“La pelota ríe, radiante, en el aire. Él la baja, la duerme, la piropea, la baila. Y viendo esas cosas jamás vistas, sus adoradores sienten piedad por sus nietos aún no nacidos, que no las verán.” Eduardo Galeano.
Toma la pelota pasando la mitad de la cancha, se perfila hacia la derecha y avanza. Sus compañeros lo miran, los argentinos lo miran, los contrarios lo miran. Todos saben que cuando él tiene la pelota, el mundo se rinde a sus pies. El jugador de Bosnia lo ve pasar a su lado como si fuera intocable. Le pasa el balón a su compañero, Gonzalo Higuaín, que sabe de lo que es capaz y se la devuelve. Y ahí, cerca del área grande, encara hacia el centro, se perfila y el balón, que se siente amado en sus pies, pega en el palo derecho del arquero y se desliza hacia la izquierda de la red.
Los relatores argentinos enloquecen, lo elogian, lo admiran. Los hinchas festejan y corean su nombre. El mundo una vez más se rinde a sus pies. Pero él, incapaz de entender su propia magia, aprieta los puños y corre mientras grita con euforia. Sus compañeros lo abrazan y sonríen, no cualquiera tiene el placer de jugar con Lionel Messi.
Admirado en el universo, calificado como el mejor jugador, amado en todas partes. El hijo pródigo del Barcelona tiene una cuenta pendiente, y él lo sabe. Su comparación con Diego Armando Maradona no es sólo un elogio, es el deseo de los hinchas, la esperanza de que sea él quien lleve a la Selección Argentina hacia la gloria.
Buscando el espacio se ubicó a la derecha en el área grande. Sus compañeros tiraban paredes y se divertían teniendo ya una victoria asegurada, pero él necesitaba más, necesitaba obtener su propia victoria. Cuando Carlos Tévez advirtió su presencia, no dudó en pasarle el balón para que Lionel defina al palo izquierdo del arquero y festeje, corriendo hacia el córner y apretando sus puños.

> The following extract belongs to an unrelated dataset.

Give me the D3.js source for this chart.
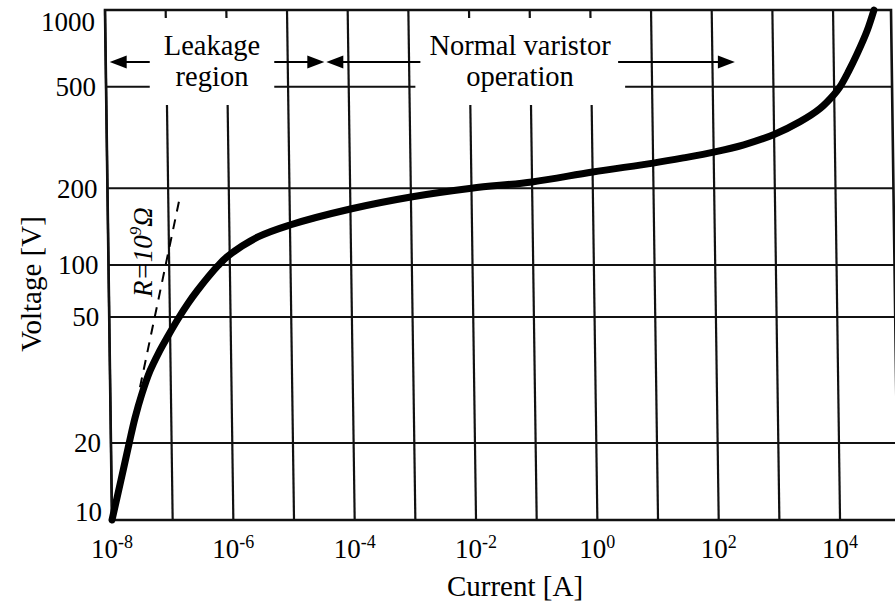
<!DOCTYPE html>
<html><head><meta charset="utf-8">
<script src="https://cdn.jsdelivr.net/npm/d3@7"></script>
<style>
body{margin:0;background:#fff;}
svg{display:block;font-family:"Liberation Serif","Times New Roman",serif;}
</style></head><body>
<svg id="chart" width="895" height="603"></svg>
<script>
// ---- data ----
const currentValues = [1e-8, 1.437e-8, 2.007e-8, 2.525e-8, 3.295e-8, 4.571e-8, 6.322e-8, 9.326e-8, 1.359e-7, 2.002e-7, 2.837e-7, 6.376e-7, 9.4e-7, 2.95e-6, 1e-5, 1e-4, 1e-3, 1e-2, 1e-1, 1, 10, 31.6, 100, 316, 1000, 2700, 5800, 9900, 1.25e4, 1.74e4, 2.43e4, 3.59e4, 4.73e4];
const voltageValues = [10, 14.33, 20.06, 23.99, 28.46, 33.77, 38.34, 43.71, 49.28, 59.85, 70.7, 99.1, 108.5, 128.8, 143.5, 165.8, 184.8, 200, 211.7, 231.6, 251, 263, 277, 296, 325, 365, 411, 466, 500, 574, 672, 827, 1000];
const gridExponents = [-8,-7,-6,-5,-4,-3,-2,-1,0,1,2,3,4];
const xTickExponents = [-8,-6,-4,-2,0,2,4];
const yTicks = [10,20,50,100,200,500,1000];
const yTickLabels = ["10","20","50","100","200","500","1000"];
const dashedCurrent = [3.1e-8, 1.56e-7];
const dashedVoltage = [30, 185];
const regionBounds = [1e-8, Math.pow(10,-4.38), Math.pow(10,2.37)];
const leakageLines = ["Leakage","region"];
const normalLines = ["Normal varistor","operation"];

// ---- layout ----
const M = {left:105, top:10};
const innerH = 510, innerW = 786, decadePx = 60.67;
const shear = 7/510;
const x = d3.scaleLog().domain([1e-8,1e4]).range([0, 12*decadePx]);
const y = d3.scaleLog().domain([10,20,50,100,1000]).range([innerH, 433, 307, 255, 0]);
const sx = (xi, yi) => M.left + xi + yi*shear;   // screen x of inner point
const svg = d3.select("#chart");
svg.append("rect").attr("width",895).attr("height",603).attr("fill","#fff");

const plot = svg.append("g")
  .attr("transform",`translate(${M.left},${M.top}) skewX(${Math.atan(shear)*180/Math.PI})`);

// grid
plot.selectAll("line.v").data(gridExponents).join("line")
  .attr("x1",e=>x(Math.pow(10,e))).attr("x2",e=>x(Math.pow(10,e)))
  .attr("y1",0).attr("y2",innerH).attr("stroke","#111").attr("stroke-width",2.2);
plot.selectAll("line.h").data(yTicks).join("line")
  .attr("x1",0).attr("x2",innerW)
  .attr("y1",d=>y(d)).attr("y2",d=>y(d)).attr("stroke","#111").attr("stroke-width",2.2);
plot.append("rect").attr("x",0).attr("y",0).attr("width",innerW).attr("height",innerH)
  .attr("fill","none").attr("stroke","#111").attr("stroke-width",2.6);

// curve
const pts = currentValues.map((c,i)=>[c, voltageValues[i]]);
plot.append("path").datum(pts)
  .attr("d", d3.line().x(d=>x(d[0])).y(d=>y(d[1])).curve(d3.curveCatmullRom.alpha(0.5)))
  .attr("fill","none").attr("stroke","#000").attr("stroke-width",7).attr("stroke-linecap","round");

// dashed R line
plot.append("path").datum(dashedCurrent.map((c,i)=>[c, dashedVoltage[i]]))
  .attr("d", d3.line().x(d=>x(d[0])).y(d=>y(d[1])))
  .attr("fill","none").attr("stroke","#000").attr("stroke-width",2).attr("stroke-dasharray","10,8");

// R label
const rl = svg.append("text")
  .attr("transform",`translate(152,252) rotate(-90)`)
  .attr("text-anchor","middle").attr("font-size",27).attr("font-style","italic").attr("fill","#000");
rl.append("tspan").text("R=10");
rl.append("tspan").attr("font-size",17).attr("dy",-11).text("9");
rl.append("tspan").attr("dy",11).text("Ω");

// y tick labels
yTicks.forEach((v,i)=>{
  const yi = y(v);
  const cy = Math.min(Math.max(M.top+yi, 22), 512);
  svg.append("text").attr("x", sx(0, yi) - 10).attr("y", cy).attr("dy","0.35em")
    .attr("text-anchor","end").attr("font-size",27).attr("fill","#000").text(yTickLabels[i]);
});

// x tick labels
xTickExponents.forEach(e=>{
  const t = svg.append("text").attr("x", sx(x(Math.pow(10,e)), innerH)).attr("y",558)
    .attr("text-anchor","middle").attr("font-size",27).attr("fill","#000");
  t.append("tspan").text("10");
  t.append("tspan").attr("font-size",18).attr("dy",-10).text(e<0 ? "-"+(-e) : String(e));
});

// axis titles
svg.append("text").attr("x",515).attr("y",596).attr("text-anchor","middle")
  .attr("font-size",29).attr("fill","#000").text("Current [A]");
svg.append("text").attr("transform","translate(41,284) rotate(-90)").attr("text-anchor","middle")
  .attr("font-size",29).attr("fill","#000").text("Voltage [V]");

// annotations
const ann = svg.append("g");
function block(lines, cx){
  const g = ann.append("g");
  const box = g.append("rect").attr("fill","#fff");
  const t1 = g.append("text").attr("x",cx).attr("y",55).attr("text-anchor","middle").attr("font-size",28.5).text(lines[0]);
  const t2 = g.append("text").attr("x",cx).attr("y",86).attr("text-anchor","middle").attr("font-size",28.5).text(lines[1]);
  const b1 = t1.node().getBBox(), b2 = t2.node().getBBox();
  const l = Math.min(b1.x,b2.x)-14, r = Math.max(b1.x+b1.width,b2.x+b2.width)+14;
  box.attr("x",l).attr("y",18).attr("width",r-l).attr("height",87);
  return {l, r, textR: Math.max(b1.x+b1.width,b2.x+b2.width)};
}
const ay = 62;
const b1 = block(leakageLines, 212);
const b2 = block(normalLines, 520);
function arrow(x0, x1){
  const dir = Math.sign(x1-x0);
  ann.append("line").attr("x1",x0).attr("x2",x1-dir*12).attr("y1",ay).attr("y2",ay)
    .attr("stroke","#000").attr("stroke-width",2);
  ann.append("path").attr("d",`M${x1},${ay}L${x1-dir*17},${ay-6.5}L${x1-dir*17},${ay+6.5}Z`).attr("fill","#000");
}
const bx = v => sx(x(v), ay-M.top);
arrow(b1.l, bx(regionBounds[0])+4);
arrow(b1.r, bx(regionBounds[1])-1);
arrow(b2.l+5, bx(regionBounds[1])+1);
arrow(b2.textR+7, bx(regionBounds[2]));
</script>
</body></html>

Alemania 2006 fue el comienzo de un amor-odio con los hinchas argentinos. Muchos lo conocían ya de la juvenil y el Barça, pero pocos le tenían fe a la hora del Mundial. Tenía 19 años, era el mejor de su edad, pero aún le faltaba mucho camino por recorrer.
Llegado el Mundial de Sudáfrica 2010, era la figura indiscutida del seleccionado. Y si esa presión era poca, era dirigido por su karma, Diego Maradona. Lionel sólo tenía que jugar, y ser el mejor del mundo.

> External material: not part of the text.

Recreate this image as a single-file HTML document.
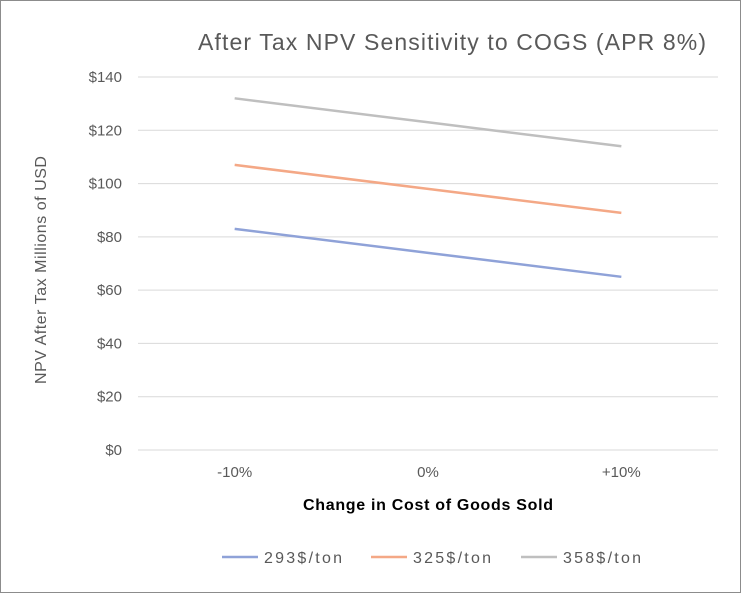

Los hinchas, e incluso los periodistas, habían hecho una división entre el jugador del Barcelona, implacable, y el jugador de la selección, que dejaba mucho que desear. Y si bien su actuación fue buena durante el Mundial, las críticas continuaron y se acentuaron aún más cuando quedaron eliminados frente a Alemania.
Luego de tres años consecutivos siendo elegido como el mejor jugador del mundo por la FIFA, en el 2013 perdió el Balón de Oro ante Cristiano Ronaldo. Su desempeño en el Barça continuó siendo notable, pero lejos estuvo de ser el Messi de años anteriores.

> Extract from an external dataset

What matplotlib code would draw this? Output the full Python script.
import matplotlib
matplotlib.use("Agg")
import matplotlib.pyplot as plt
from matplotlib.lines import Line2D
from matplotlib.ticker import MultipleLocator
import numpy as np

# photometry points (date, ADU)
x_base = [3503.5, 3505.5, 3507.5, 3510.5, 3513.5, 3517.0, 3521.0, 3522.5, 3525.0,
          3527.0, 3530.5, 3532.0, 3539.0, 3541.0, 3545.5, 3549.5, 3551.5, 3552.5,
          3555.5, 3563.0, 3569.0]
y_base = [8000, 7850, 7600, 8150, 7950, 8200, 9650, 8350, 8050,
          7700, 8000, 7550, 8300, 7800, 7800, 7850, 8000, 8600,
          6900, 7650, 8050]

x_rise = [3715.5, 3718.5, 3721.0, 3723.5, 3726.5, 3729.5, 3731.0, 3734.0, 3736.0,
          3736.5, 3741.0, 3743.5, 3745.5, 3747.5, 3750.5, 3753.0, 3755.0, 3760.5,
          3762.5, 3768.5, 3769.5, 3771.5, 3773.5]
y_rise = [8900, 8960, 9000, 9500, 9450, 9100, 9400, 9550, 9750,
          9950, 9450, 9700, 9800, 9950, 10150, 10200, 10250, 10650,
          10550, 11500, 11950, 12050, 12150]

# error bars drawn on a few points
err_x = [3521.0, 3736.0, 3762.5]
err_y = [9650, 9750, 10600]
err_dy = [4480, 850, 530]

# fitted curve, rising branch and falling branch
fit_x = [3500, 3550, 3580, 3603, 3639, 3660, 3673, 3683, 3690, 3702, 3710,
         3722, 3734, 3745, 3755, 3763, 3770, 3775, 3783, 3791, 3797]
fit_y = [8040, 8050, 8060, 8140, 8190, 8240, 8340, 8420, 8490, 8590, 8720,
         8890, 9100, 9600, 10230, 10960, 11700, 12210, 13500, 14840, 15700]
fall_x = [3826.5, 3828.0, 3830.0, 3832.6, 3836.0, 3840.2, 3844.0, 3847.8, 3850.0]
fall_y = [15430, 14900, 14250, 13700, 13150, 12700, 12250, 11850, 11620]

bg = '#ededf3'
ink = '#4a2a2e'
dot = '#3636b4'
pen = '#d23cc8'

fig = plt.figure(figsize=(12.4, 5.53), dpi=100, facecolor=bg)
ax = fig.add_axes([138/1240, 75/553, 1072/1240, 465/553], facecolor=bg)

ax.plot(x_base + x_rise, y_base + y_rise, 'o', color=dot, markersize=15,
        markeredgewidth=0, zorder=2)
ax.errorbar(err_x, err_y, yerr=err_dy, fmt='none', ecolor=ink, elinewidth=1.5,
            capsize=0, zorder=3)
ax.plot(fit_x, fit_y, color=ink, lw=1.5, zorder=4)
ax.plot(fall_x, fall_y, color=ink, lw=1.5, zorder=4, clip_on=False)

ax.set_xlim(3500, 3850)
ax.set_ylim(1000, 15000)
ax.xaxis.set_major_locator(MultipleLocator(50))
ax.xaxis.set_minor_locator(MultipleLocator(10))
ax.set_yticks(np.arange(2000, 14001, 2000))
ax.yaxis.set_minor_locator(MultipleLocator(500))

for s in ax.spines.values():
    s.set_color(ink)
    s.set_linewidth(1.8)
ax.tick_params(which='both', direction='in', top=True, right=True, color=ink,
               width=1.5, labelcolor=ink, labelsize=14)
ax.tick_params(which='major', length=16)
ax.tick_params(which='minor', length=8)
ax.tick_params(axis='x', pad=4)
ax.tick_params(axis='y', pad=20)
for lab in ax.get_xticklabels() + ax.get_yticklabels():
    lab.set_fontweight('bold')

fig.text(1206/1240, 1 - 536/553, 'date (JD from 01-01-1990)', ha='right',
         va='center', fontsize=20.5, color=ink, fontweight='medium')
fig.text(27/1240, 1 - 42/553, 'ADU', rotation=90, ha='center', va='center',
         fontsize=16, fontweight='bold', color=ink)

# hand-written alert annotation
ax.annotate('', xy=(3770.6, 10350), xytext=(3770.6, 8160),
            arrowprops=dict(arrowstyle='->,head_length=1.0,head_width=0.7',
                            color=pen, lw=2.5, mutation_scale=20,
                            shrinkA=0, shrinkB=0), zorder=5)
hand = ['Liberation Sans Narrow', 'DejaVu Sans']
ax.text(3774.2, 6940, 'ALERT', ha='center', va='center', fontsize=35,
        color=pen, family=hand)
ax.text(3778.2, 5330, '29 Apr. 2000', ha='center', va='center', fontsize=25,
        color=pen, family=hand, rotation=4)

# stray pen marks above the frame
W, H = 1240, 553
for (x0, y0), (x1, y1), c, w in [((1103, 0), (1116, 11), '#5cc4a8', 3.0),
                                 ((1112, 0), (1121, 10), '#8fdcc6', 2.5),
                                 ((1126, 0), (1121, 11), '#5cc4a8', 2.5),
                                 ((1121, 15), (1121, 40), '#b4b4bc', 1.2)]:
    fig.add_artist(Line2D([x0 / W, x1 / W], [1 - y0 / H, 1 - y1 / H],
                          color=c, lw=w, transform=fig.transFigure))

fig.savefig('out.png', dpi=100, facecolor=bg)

Ante aquella situación, su baja de rendimiento y las críticas que aún continúan, fue convocado para jugar el Mundial de Brasil 2014. Y en un debut extraño, en el que la selección parecía dormida y recibió el regalo de un gol en contra para dominar el resultado a su favor, muchos soñaban con su aparición.
Lionel tomó la bandera argentina y la hizo flamear. Con la pelota a sus pies, hizo brillar por unos minutos al seleccionado más caro del mundo. La acarició, la tocó, la hizo suya. Y los hinchas, eufóricos, volvieron a soñar. Sus fanáticos deliraron a la vez que sus críticos mordían su lengua para no admitirlo. Pero nadie lo puede negar, el mejor del mundo está en la cancha y es argentino.